Data excerpt =>
* Begin *
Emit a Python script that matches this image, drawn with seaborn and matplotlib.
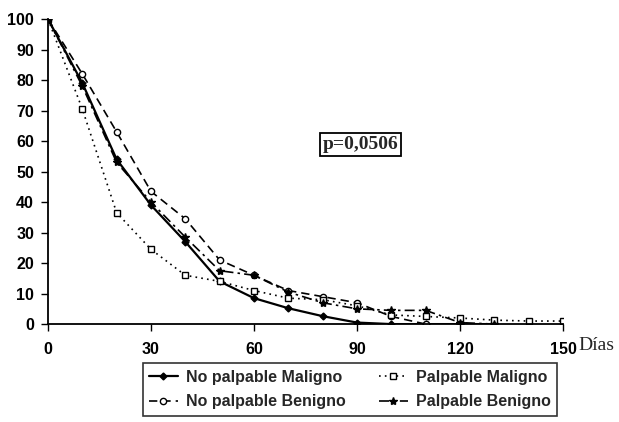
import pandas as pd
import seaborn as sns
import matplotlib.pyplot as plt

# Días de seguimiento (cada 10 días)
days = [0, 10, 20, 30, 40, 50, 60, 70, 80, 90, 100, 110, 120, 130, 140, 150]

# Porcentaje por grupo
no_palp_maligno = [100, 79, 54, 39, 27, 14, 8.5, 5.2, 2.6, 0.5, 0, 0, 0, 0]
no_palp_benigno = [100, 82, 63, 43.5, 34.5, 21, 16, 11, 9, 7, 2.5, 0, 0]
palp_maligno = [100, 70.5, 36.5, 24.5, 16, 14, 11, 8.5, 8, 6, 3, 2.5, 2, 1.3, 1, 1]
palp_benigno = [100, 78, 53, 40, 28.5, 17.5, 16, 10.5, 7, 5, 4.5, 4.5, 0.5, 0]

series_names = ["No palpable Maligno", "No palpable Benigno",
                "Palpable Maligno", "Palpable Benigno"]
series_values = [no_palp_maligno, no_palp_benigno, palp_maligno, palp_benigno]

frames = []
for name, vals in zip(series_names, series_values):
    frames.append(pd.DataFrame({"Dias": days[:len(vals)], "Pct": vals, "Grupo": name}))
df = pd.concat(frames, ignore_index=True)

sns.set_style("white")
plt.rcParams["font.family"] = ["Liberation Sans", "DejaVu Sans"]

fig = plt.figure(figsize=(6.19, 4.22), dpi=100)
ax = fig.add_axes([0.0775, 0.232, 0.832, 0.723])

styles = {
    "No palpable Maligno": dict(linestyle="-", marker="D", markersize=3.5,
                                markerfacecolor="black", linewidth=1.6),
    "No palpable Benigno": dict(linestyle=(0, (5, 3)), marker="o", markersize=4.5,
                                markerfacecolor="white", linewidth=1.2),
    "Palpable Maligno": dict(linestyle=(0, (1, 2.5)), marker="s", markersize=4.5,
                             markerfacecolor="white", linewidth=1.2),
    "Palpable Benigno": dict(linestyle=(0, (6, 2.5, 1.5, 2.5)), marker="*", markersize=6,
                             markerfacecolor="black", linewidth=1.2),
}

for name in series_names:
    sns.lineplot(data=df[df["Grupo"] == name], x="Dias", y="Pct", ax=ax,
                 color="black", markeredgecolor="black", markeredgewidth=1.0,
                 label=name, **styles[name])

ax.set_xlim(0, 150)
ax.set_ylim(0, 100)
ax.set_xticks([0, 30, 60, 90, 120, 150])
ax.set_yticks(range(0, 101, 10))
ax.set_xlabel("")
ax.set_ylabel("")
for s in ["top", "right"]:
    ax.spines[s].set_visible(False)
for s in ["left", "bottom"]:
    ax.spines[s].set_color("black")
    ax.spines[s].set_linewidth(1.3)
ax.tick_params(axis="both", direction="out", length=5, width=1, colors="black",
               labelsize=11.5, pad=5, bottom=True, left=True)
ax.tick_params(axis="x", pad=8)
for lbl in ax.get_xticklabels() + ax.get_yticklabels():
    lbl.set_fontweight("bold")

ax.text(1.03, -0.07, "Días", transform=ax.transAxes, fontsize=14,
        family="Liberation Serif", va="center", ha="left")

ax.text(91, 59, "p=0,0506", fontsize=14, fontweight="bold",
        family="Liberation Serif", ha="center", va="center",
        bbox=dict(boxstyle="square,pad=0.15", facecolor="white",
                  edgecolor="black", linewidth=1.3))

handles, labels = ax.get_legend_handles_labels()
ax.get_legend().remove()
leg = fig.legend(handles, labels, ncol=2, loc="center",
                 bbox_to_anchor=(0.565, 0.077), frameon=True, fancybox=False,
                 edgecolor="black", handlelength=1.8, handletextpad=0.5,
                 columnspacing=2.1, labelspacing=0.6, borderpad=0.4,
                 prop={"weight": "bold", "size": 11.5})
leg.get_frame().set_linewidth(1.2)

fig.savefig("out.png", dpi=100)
* End *
Return nothing but the lines running from the start of the data to the line with "no_palp_benigno, palp_maligno, palp_benigno]", please, both ends included and no pictures.

Emit a Python script that matches this image, drawn with seaborn and matplotlib.
import pandas as pd
import seaborn as sns
import matplotlib.pyplot as plt

# Días de seguimiento (cada 10 días)
days = [0, 10, 20, 30, 40, 50, 60, 70, 80, 90, 100, 110, 120, 130, 140, 150]

# Porcentaje por grupo
no_palp_maligno = [100, 79, 54, 39, 27, 14, 8.5, 5.2, 2.6, 0.5, 0, 0, 0, 0]
no_palp_benigno = [100, 82, 63, 43.5, 34.5, 21, 16, 11, 9, 7, 2.5, 0, 0]
palp_maligno = [100, 70.5, 36.5, 24.5, 16, 14, 11, 8.5, 8, 6, 3, 2.5, 2, 1.3, 1, 1]
palp_benigno = [100, 78, 53, 40, 28.5, 17.5, 16, 10.5, 7, 5, 4.5, 4.5, 0.5, 0]

series_names = ["No palpable Maligno", "No palpable Benigno",
                "Palpable Maligno", "Palpable Benigno"]
series_values = [no_palp_maligno, no_palp_benigno, palp_maligno, palp_benigno]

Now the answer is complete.